Mahmoud Hatami pointed to two of the parallel heaps in the long line of fresh earth graves, each covered with branches ripped from the surrounding lavender bushes.
"This is where I buried my mother and father," he said. "I dug them out of their house while the ground was dancing. But you can never win against such forces."
The mud-brick village of Ait Kamara set in the lush ochre hills of north-east Morocco was mourning its newly buried dead yesterday. In one of dozens of new cemeteries that stretched out across a two-square-mile area of countryside, Mr Hatami and his neighbours had buried seven mothers, seven grandfathers and 10 children - aged from two to 12. The official death toll for the whole region remained at 564 but is expected to rise as rescuers reach outlying areas.
The rural community of Ait Kamara, which can only be reached along four miles of rutted and flooded track at points impassable to vehicles, was the epicentre of the earthquake that sent a terrifying pulse of energy measuring 6.8 on the Richter scale across the port of Al Hoceima and its surrounding villages and into the Mediterranean early on Monday.
The Independent was among the first outsiders to reach Ait Kamara yesterday as hundreds of people descended from the hills into Al Hoceima to demonstrate against a faltering rescue operation and to accuse the Moroccan government of abandoning its most impoverished region in its hour of need.
Hassan Hmidouch, leader of the town council in Imzouren, where two blocks of flats were among several dozen flattened buildings, said: "We need the world's help. It's a total disaster and that help appears to be coming from nowhere else." But for Mr Hatami, 34, a subsistence farmer who normally tends to his fields of broad beans, wheat and an almond grove, the events at 2.27am on Monday were still too raw to leave any room for anger.
Pointing to where the pile of red bricks, fashioned from mud, straw and animal dung, that was the home of his parents - Abdrahim, 72, and Fatima, 52 - he said: "I have no more tears. When it came, I knew straight away what was happening. The earth had turned liquid.

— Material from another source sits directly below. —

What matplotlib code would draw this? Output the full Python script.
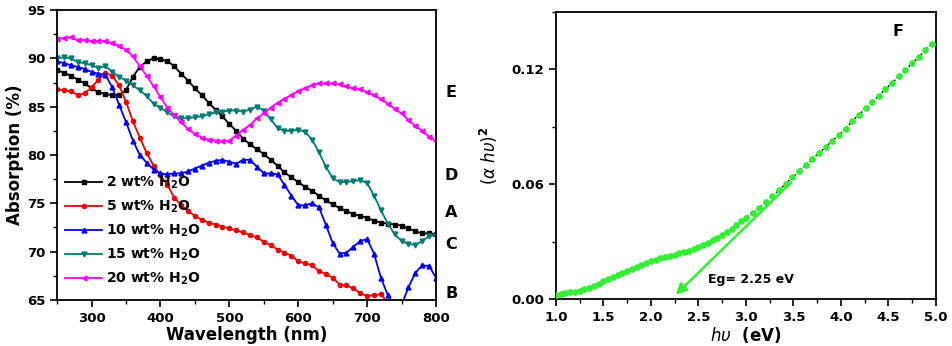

"My house was concrete and it survived but that of my parents, it was destroyed in moments. My brother and I pulled at the ruins but I knew my father and mother were gone. We buried them at sunset in the shadow of the mosque. We laid over lavender to stop the smell. This earthquake was an act of God, an act of a cruel nature."
Around him stood some of the grieving sons, brothers, aunts and nieces of Ait Kamara, a strung-out enclave of 6,000 people about 11 miles south of Al Hoceima at the foot of the Rif mountains. It is a wild region that has become a byword for rebellion by its indigenous Berber for centuries and produced a corresponding period of poverty and depression.

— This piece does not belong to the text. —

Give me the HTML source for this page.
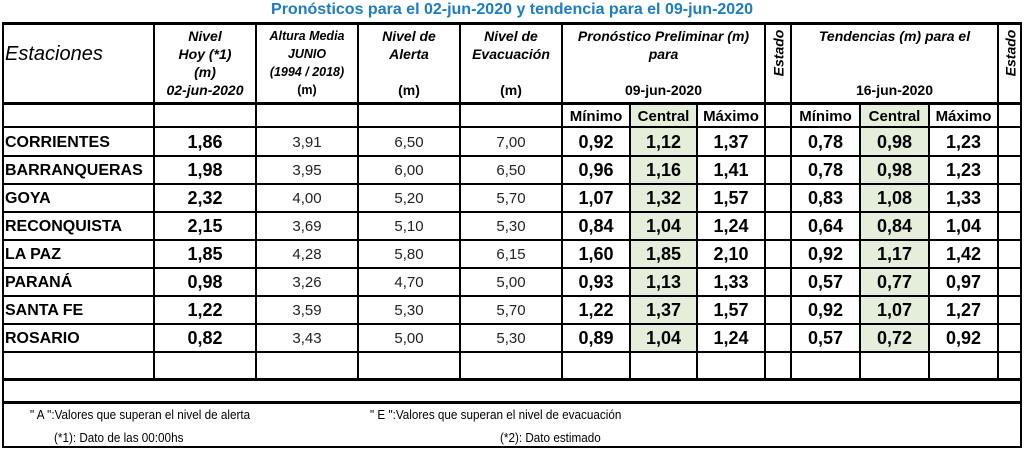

Mohammed Belchen, 31, who saw his seven nieces and nephews escape by a whisker as they dashed from the house moments before it collapsed, said: "The houses just folded like paper, killing everything inside - sleeping parents, children, cows, chickens and goats. Here we have lost 20 people."
Despite a mobilisation of Moroccan army, air force and navy, search teams supported by specialist rescue workers from France, Italy, Germany and the Netherlands were struggling to reach several outlying villages last night, including Tamassint and Bin Hadifa, in the Rif mountains. An encampment of 400 Moroccan soldiers had begun digging in among the almond groves in the Ait Kamara area by yesterday evening. But it was in sharp contrast to the hundreds of paramilitary gendarmerie and police who flooded the area around Al Hoceima to coincide with a visit to the disaster zone by King Mohammed.

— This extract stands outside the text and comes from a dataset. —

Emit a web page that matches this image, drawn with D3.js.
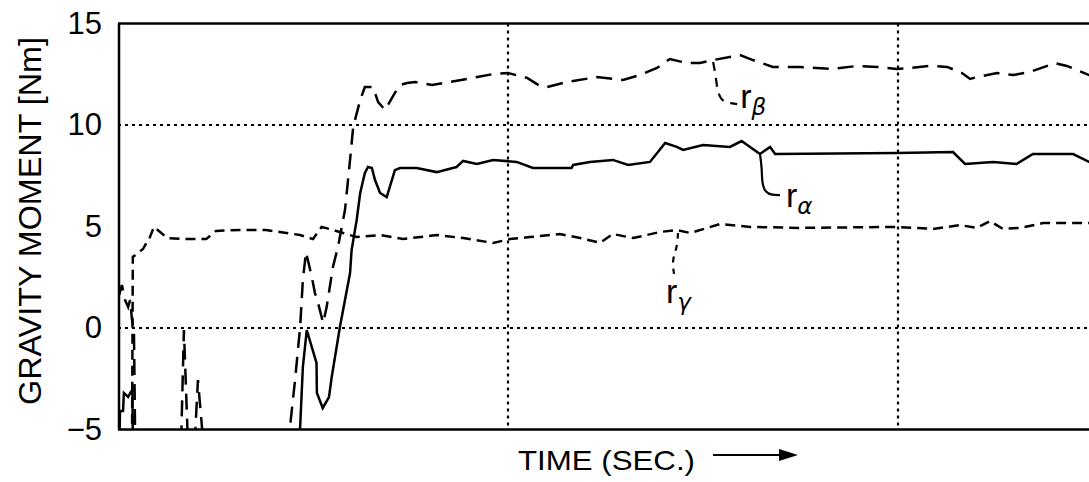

As a series of aftershocks, measuring up to 5.3 on the Richter scale and causing at least three further deaths, ran through the region, there were signs that the authorities were struggling to cope with rising discontent and panic. By nightfall, thousands of residents had abandoned their homes for makeshift tarpaulin shelters or the safety of their cars, parked away from any tall building.
The small hospital in Al Hoceima was struggling to cope and had to transfer those with less serious injuries to an adjoining barracks and hospice. The health ministry in the capital, Rabat, insisted that only 80 people remained under medical supervision out of 300.
There was also concern that the authorities were being too swift to give up hope. One teacher, whose parents, three brothers and sister were killed in the village of Ait Abdelaziz, said: "They sent the military and they ordered us to stop digging." The Moroccan Red Crescent said it was still sending teams to search for casualties. It was also warning of the risk of disease arising from poor sanitation in the impromptu tent cities sprouting across the area.
One provincial official told The Independent that no further rescue teams were needed. He said: "The international rescue teams arriving now I am sure will be spectators." Such steadfast pronunciations served only to infuriate local people.
Abdel, his hands stained from digging in the rich red soil of Imzouren, said: "Where are the tents we need to keep dry? Where is the food we need to eat? Where is the water we need to survive? The government is doing nothing. We have buried our dead but what about those who still live?"